Graben 30 is skilled with stocks for their soups and the sauces for their precisely cooked very fresh fish and their slow cooked meats.

[Update 4/19: Graben 30 has been replaced at the same address by LAV, a Mediterranean-Japanese fusion restaurant, which we will review on our next trip: http://www.lav-restaurant.com/.]

Tian is the only vegetarian restaurant in Austria with a Michelin star. They are skilled at bringing out the flavor of super-fresh vegetables and herbs and with their combinations of textures ad flavors. They also have a less expensive bistro and run the café at the Kunst Haus.

http://www.tian-restaurant.com/wien/en/menu/

Dining area of the Bank Brasserie and Bar.

The Bank Brasserie and Bar is in a beautiful space in a former bank building.

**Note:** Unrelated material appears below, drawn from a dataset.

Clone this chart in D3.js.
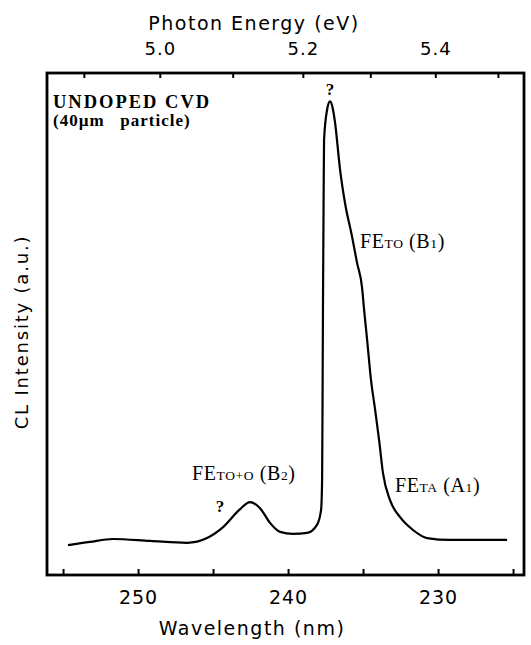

The menu is broad with well-prepared Viennese classics and some fish and seafood dishes.

http://www.restaurant-thebank.com/brasserie/

Motto am Fluss is on the river in a space designed to look like a ship. The food is well-prepared Viennese classics.

http://www.mottoamfluss.at/en/welcome/

Salzburg:

Carpe Diem served us the best meal we ate in Austria. The restaurant is set in a beautiful space with a design that looks like a fusion of Viennese Secession and Frank Lloyd Wright. The have a wide selection of wine by the glass as well as bottles and offered some superb Austrian wines at amazingly low prices. They are famous for their appetizer of cones- a set of three different meat, fish and fruit tartars/soup (also available in their less expensive downstairs bistro). Main dishes had deeply flavored sauces on interesting combinations of meat or fish with vegetables. They also offer vegetarian dishes. You can order tasting menus or a la carte. Service is friendly and highly professional. Their Michelin star is fully deserved.

http://www.carpediemfinestfingerfood.com/en

Hotel Sacher Salzburg is an elegant hotel with a riverfront setting. The food in the Zirbelzimmer is traditional with some modern touches. All the dishes we tried were well prepared with fine fresh ingredients. https://www.sacher.com/en/hotel-salzburg-en/culinary-en/haubenrestaurant-zirbelzimmer/

Pastries:

Austria is the land of cakes, but we found that the quality was not up to the extremely high level we found in Budapest, Hungary. Nevertheless, we had some excellent pastries.

In Salzburg the popular Café Tomaselli (Alter Markt 9) was mediocre. Far better was Schatz Konditorei (Getreidegasse 3) with delicious multilayer cakes with chocolate or nut creams. The Hotel Sacher is the originator of the now world famous Sacher Torte, and their version had rich chocolate and a moist cake.

In Vienna, Café Central is in a beautiful space, but the pastries are just ok. Their potato soup though was fabulous. The Café Landtmann, across from the Rathaus (Universitatsring 4) is very good. I loved their marzipan potato, a classic confection of chocolate cream inside white cake surrounded by a layer of marzipan dusted with coca powder to make it look like a potato. Other pastries also were very good, and their goulash is excellent.